Every line in the listing is to be echoed verbatim.

*** PROVIDED MATERIAL ***

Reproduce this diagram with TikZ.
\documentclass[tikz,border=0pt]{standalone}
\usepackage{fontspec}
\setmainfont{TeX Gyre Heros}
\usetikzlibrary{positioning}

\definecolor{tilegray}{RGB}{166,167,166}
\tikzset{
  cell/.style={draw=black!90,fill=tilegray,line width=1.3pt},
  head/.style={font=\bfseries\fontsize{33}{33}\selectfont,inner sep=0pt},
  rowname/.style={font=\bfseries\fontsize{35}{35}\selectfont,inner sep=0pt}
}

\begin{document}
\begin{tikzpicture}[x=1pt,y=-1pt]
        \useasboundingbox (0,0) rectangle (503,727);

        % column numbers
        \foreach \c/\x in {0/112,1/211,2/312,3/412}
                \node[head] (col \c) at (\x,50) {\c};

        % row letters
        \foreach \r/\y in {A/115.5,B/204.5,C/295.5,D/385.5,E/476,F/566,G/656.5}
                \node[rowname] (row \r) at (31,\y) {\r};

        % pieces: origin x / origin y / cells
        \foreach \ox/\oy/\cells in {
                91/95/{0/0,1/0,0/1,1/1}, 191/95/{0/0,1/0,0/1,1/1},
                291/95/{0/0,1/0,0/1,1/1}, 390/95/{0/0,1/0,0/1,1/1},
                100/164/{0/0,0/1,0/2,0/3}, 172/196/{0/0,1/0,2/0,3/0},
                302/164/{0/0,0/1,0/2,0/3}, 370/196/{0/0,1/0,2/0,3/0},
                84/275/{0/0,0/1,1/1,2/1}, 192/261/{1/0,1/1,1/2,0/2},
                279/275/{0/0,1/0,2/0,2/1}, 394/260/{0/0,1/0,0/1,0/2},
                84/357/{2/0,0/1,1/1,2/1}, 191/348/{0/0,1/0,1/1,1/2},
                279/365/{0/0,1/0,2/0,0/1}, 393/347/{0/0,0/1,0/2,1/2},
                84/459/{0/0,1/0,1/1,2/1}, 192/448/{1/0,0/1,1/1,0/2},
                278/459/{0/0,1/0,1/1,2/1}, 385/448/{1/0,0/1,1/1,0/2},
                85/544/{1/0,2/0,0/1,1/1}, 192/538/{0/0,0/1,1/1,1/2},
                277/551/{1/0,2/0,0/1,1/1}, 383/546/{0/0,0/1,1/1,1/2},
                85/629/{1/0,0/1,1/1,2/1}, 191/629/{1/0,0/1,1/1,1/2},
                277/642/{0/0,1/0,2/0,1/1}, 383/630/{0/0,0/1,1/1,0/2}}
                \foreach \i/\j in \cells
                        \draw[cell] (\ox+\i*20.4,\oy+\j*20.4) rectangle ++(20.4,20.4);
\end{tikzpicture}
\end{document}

***

* WORKED SOLUTION:
Reproduce this diagram with TikZ.
\documentclass[tikz,border=0pt]{standalone}
\usepackage{fontspec}
\setmainfont{TeX Gyre Heros}
\usetikzlibrary{positioning}

\definecolor{tilegray}{RGB}{166,167,166}
\tikzset{
  cell/.style={draw=black!90,fill=tilegray,line width=1.3pt},
  head/.style={font=\bfseries\fontsize{33}{33}\selectfont,inner sep=0pt},
  rowname/.style={font=\bfseries\fontsize{35}{35}\selectfont,inner sep=0pt}
}

\begin{document}
\begin{tikzpicture}[x=1pt,y=-1pt]
        \useasboundingbox (0,0) rectangle (503,727);

        % column numbers
        \foreach \c/\x in {0/112,1/211,2/312,3/412}
                \node[head] (col \c) at (\x,50) {\c};

        % row letters
        \foreach \r/\y in {A/115.5,B/204.5,C/295.5,D/385.5,E/476,F/566,G/656.5}
                \node[rowname] (row \r) at (31,\y) {\r};

        % pieces: origin x / origin y / cells
        \foreach \ox/\oy/\cells in {
                91/95/{0/0,1/0,0/1,1/1}, 191/95/{0/0,1/0,0/1,1/1},
                291/95/{0/0,1/0,0/1,1/1}, 390/95/{0/0,1/0,0/1,1/1},
                100/164/{0/0,0/1,0/2,0/3}, 172/196/{0/0,1/0,2/0,3/0},
                302/164/{0/0,0/1,0/2,0/3}, 370/196/{0/0,1/0,2/0,3/0},
                84/275/{0/0,0/1,1/1,2/1}, 192/261/{1/0,1/1,1/2,0/2},
                279/275/{0/0,1/0,2/0,2/1}, 394/260/{0/0,1/0,0/1,0/2},
                84/357/{2/0,0/1,1/1,2/1}, 191/348/{0/0,1/0,1/1,1/2},
                279/365/{0/0,1/0,2/0,0/1}, 393/347/{0/0,0/1,0/2,1/2},
                84/459/{0/0,1/0,1/1,2/1}, 192/448/{1/0,0/1,1/1,0/2},
                278/459/{0/0,1/0,1/1,2/1}, 385/448/{1/0,0/1,1/1,0/2},
                85/544/{1/0,2/0,0/1,1/1}, 192/538/{0/0,0/1,1/1,1/2},
                277/551/{1/0,2/0,0/1,1/1}, 383/546/{0/0,0/1,1/1,1/2},
                85/629/{1/0,0/1,1/1,2/1}, 191/629/{1/0,0/1,1/1,1/2},
                277/642/{0/0,1/0,2/0,1/1}, 383/630/{0/0,0/1,1/1,0/2}}
                \foreach \i/\j in \cells
                        \draw[cell] (\ox+\i*20.4,\oy+\j*20.4) rectangle ++(20.4,20.4);
\end{tikzpicture}
\end{document}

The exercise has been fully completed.